Customize ReferencePredictor using initiation parameters.

YAML Init Parameters

These are the parameters you can pass to this component in the pipeline YAML configuration:

Parameter

Type

Possible values

Description

model

String

Default: cross-encoder/ms-marco-MiniLM-L-6-v2

The name identifier of the model from Hugging Face or the path to a local model folder.
Required.

revision

String

Default: None

The revision of the model to be used. Optional.

max_seq_len

Integer

Default: 512

The maximum number of tokens that a sequence should be truncated to before inference.
Required.

language

Language

Default: en

The language of the data that you want to generate references for. Needed to apply the right sentence splitting rules.
Required.

device

ComponentDevice

Default: None

The device on which the model is loaded. If None, the default device is automatically selected.
Optional.

batch_size

Integer

Default: 16

The batch size that should be used for inference.
Required.

answer_window_size

Integer

Default: 1

The number of sentences of an answer that should be included in one span for inference.
Required.

answer_stride

Integer

Default: 1

The stride size for answer window. Required.

document_window_size

Integer

Default: 3

The number of sentences of a document that should be included in one span for inference.
Required.

document_stride

Integer

Default: 3

The stride size for document window.
Required.

token

Secret

Default: Secret.from_env_var("HF_API_TOKEN", strict=False)

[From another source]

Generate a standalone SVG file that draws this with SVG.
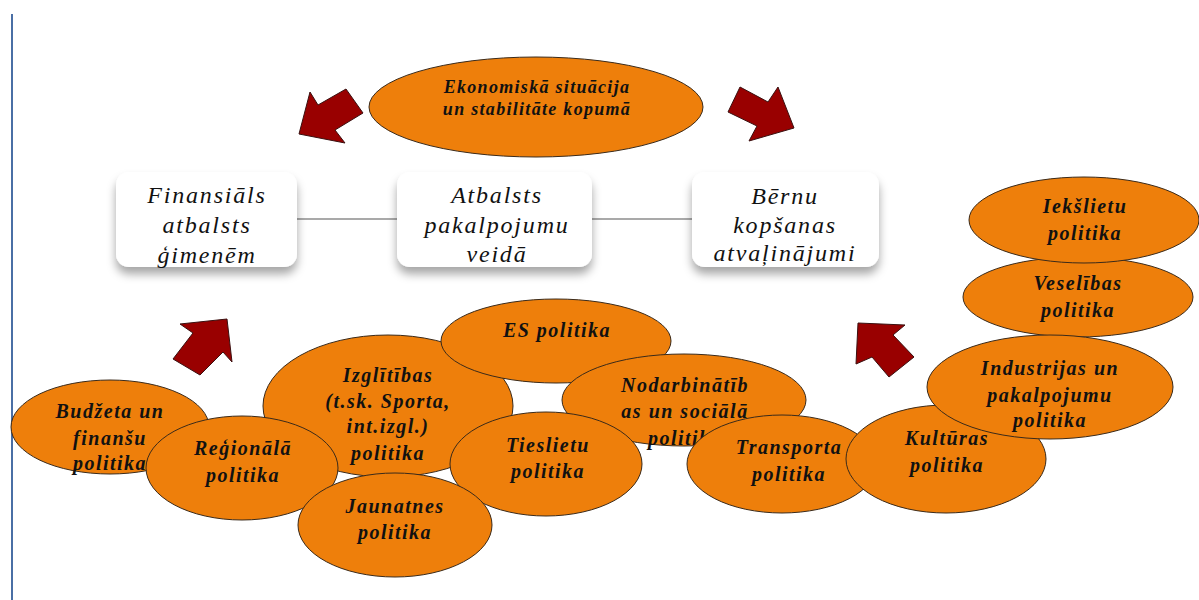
<svg xmlns="http://www.w3.org/2000/svg" width="1199" height="600" viewBox="0 0 1199 600">
<defs>
<filter id="sh" x="-20%" y="-20%" width="140%" height="160%">
<feDropShadow dx="0" dy="7" stdDeviation="5" flood-color="#000" flood-opacity="0.35"/>
</filter>
<style>
.ell{fill:#ee7f0b;stroke:#3a2a1a;stroke-width:1}
.et{font-family:"Liberation Serif",serif;font-style:italic;font-weight:bold;font-size:20px;letter-spacing:1.5px;fill:#111;text-anchor:middle}
.box{fill:#fff;filter:url(#sh)}
.bt{font-family:"Liberation Serif",serif;font-style:italic;font-size:24px;letter-spacing:1.8px;fill:#111;text-anchor:middle}
.arr{fill:#990000;stroke:#3a1010;stroke-width:1;stroke-linejoin:miter}
.con{stroke:#555;stroke-width:1.2;fill:none}
</style>
</defs>
<rect width="1199" height="600" fill="#fff"/>
<line x1="12" y1="14" x2="12" y2="600" stroke="#4a6fa5" stroke-width="2"/>

<g id="connectors">
<line class="con" x1="297" y1="219" x2="397" y2="219"/>
<line class="con" x1="592" y1="219" x2="692" y2="219"/>
</g>

<g id="arrows">
<polygon class="arr" points="299,134 310,92 318,105 346,89 363,113 335,130 345,143"/>
<polygon class="arr" points="740,87 768,102 778,87 794,128 749,141 757,126 728,112"/>
<polygon class="arr" points="180,324 227,319 232,362 223,352 200,375 173,359 193,333"/>
<polygon class="arr" points="858,323 905,325 893,335 914,357 889,377 872,357 856,364"/>
</g>

<g id="ekonomiska">
<ellipse class="ell" cx="536" cy="107" rx="167" ry="50"/>
<text class="et" style="font-size:18px;letter-spacing:1.3px"><tspan x="537" y="93">Ekonomiskā situācija</tspan><tspan x="537" y="115">un stabilitāte kopumā</tspan></text>
</g>

<g id="finansials">
<rect class="box" x="116" y="172" width="181" height="95" rx="13"/>
<text class="bt"><tspan x="207" y="203">Finansiāls</tspan><tspan x="207" y="233">atbalsts</tspan><tspan x="207" y="263">ģimenēm</tspan></text>
</g>
<g id="atbalsts">
<rect class="box" x="397" y="172" width="195" height="95" rx="13"/>
<text class="bt"><tspan x="497" y="203">Atbalsts</tspan><tspan x="497" y="233">pakalpojumu</tspan><tspan x="497" y="262">veidā</tspan></text>
</g>
<g id="bernu">
<rect class="box" x="692" y="172" width="187" height="95" rx="13"/>
<text class="bt"><tspan x="785" y="204">Bērnu</tspan><tspan x="785" y="233">kopšanas</tspan><tspan x="785" y="261">atvaļinājumi</tspan></text>
</g>

<g id="budzeta">
<ellipse class="ell" cx="110" cy="427" rx="99" ry="47"/>
<text class="et"><tspan x="110" y="418">Budžeta un</tspan><tspan x="110" y="445">finanšu</tspan><tspan x="110" y="470">politika</tspan></text>
</g>
<g id="izglitibas">
<ellipse class="ell" cx="388" cy="406" rx="125" ry="71"/>
<text class="et"><tspan x="388" y="382">Izglītības</tspan><tspan x="388" y="408">(t.sk. Sporta,</tspan><tspan x="388" y="433">int.izgl.)</tspan><tspan x="388" y="460">politika</tspan></text>
</g>
<g id="regionala">
<ellipse class="ell" cx="242" cy="468" rx="96" ry="52"/>
<text class="et"><tspan x="243" y="455">Reģionālā</tspan><tspan x="243" y="482">politika</tspan></text>
</g>
<g id="es">
<ellipse class="ell" cx="556" cy="341" rx="115" ry="42"/>
<text class="et"><tspan x="557" y="337">ES politika</tspan></text>
</g>
<g id="nodarbinatiba">
<ellipse class="ell" cx="684" cy="400" rx="122" ry="46"/>
<text class="et"><tspan x="685" y="392">Nodarbinātīb</tspan><tspan x="685" y="418">as un sociālā</tspan><tspan x="685" y="445">politika</tspan></text>
</g>
<g id="tieslietu">
<ellipse class="ell" cx="546" cy="464" rx="96" ry="52"/>
<text class="et"><tspan x="548" y="452">Tieslietu</tspan><tspan x="548" y="478">politika</tspan></text>
</g>
<g id="jaunatnes">
<ellipse class="ell" cx="395" cy="525" rx="97" ry="52"/>
<text class="et"><tspan x="395" y="513">Jaunatnes</tspan><tspan x="395" y="539">politika</tspan></text>
</g>
<g id="transporta">
<ellipse class="ell" cx="782" cy="464" rx="95" ry="49"/>
<text class="et"><tspan x="789" y="454">Transporta</tspan><tspan x="789" y="481">politika</tspan></text>
</g>
<g id="kulturas">
<ellipse class="ell" cx="946" cy="459" rx="100" ry="54"/>
<text class="et"><tspan x="947" y="445">Kultūras</tspan><tspan x="947" y="472">politika</tspan></text>
</g>
<g id="veselibas">
<ellipse class="ell" cx="1078" cy="297" rx="115" ry="40"/>
<text class="et"><tspan x="1078" y="290">Veselības</tspan><tspan x="1078" y="317">politika</tspan></text>
</g>
<g id="ieksietu">
<ellipse class="ell" cx="1084" cy="220" rx="115" ry="43"/>
<text class="et"><tspan x="1085" y="213">Iekšlietu</tspan><tspan x="1085" y="240">politika</tspan></text>
</g>
<g id="industrijas">
<ellipse class="ell" cx="1050" cy="387" rx="123" ry="52"/>
<text class="et"><tspan x="1050" y="375">Industrijas un</tspan><tspan x="1050" y="402">pakalpojumu</tspan><tspan x="1050" y="427">politika</tspan></text>
</g>
</svg>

The token to use as HTTP bearer authorization for remote files.
Optional.

function_to_apply

String

sigmoid, softmax, none
Default: sigmoid

The activation function to use on top of the logits.
Required.

min_score_2_label_thresholds

Dictionary

Default: None

The minimum prediction score threshold for each corresponding label.
Optional.

label_2_score_map

Dictionary

Default: None

If using a model with a multi label prediction head, pass in a dictionary mapping label names to a float value.
Optional.

reference_threshold

Integer

Default: None

The minimum score threshold to determine if a prediction should be included as reference or not.
Optional.

default_class

String

Default: not_grounded

A fallback class that should be used if the predicted score doesn't match any threshold.
Required.

verifiability_model

String

Default: tstadel/answer-classification-setfit-v2-binary

The name identifier of the verifiability model to be used on the Hugging Face hub or the path to a local model folder.
Optional.

verifiability_revision

String

Default: None

The revision of the verifiability model to be used.
Optional.

verifiability_batch_size

Integer

Default: 32

The batch size that should be used for verifiability inference.
Required.

needs_verification_classes

List of strings

Default: ["needs_verification"]

The class names to be used to determine if a sentence needs verification.
Required.

use_split_rules

Boolean

True, False
Default: False

If True, additional rules for better splitting answers are applied to the sentence splitting tokenizer.
Required.

extend_abbreviations

Boolean

True, False
Default: False

If True, the abbreviations used by NLTK's PunktTokenizer are extended by a list of curated abbreviations if available. If False, the default abbreviations are used. Required.

model_kwargs

Dictionary

Default: None

Additional keyword arguments for the model.
Optional.

verifiability_model_kwargs

Dictionary

Default: None

Additional keyword arguments for the verifiability model.
Optional.

REST API Runtime Parameters

There are no runtime parameters you can pass to this component when making a request to the Search REST API endpoint.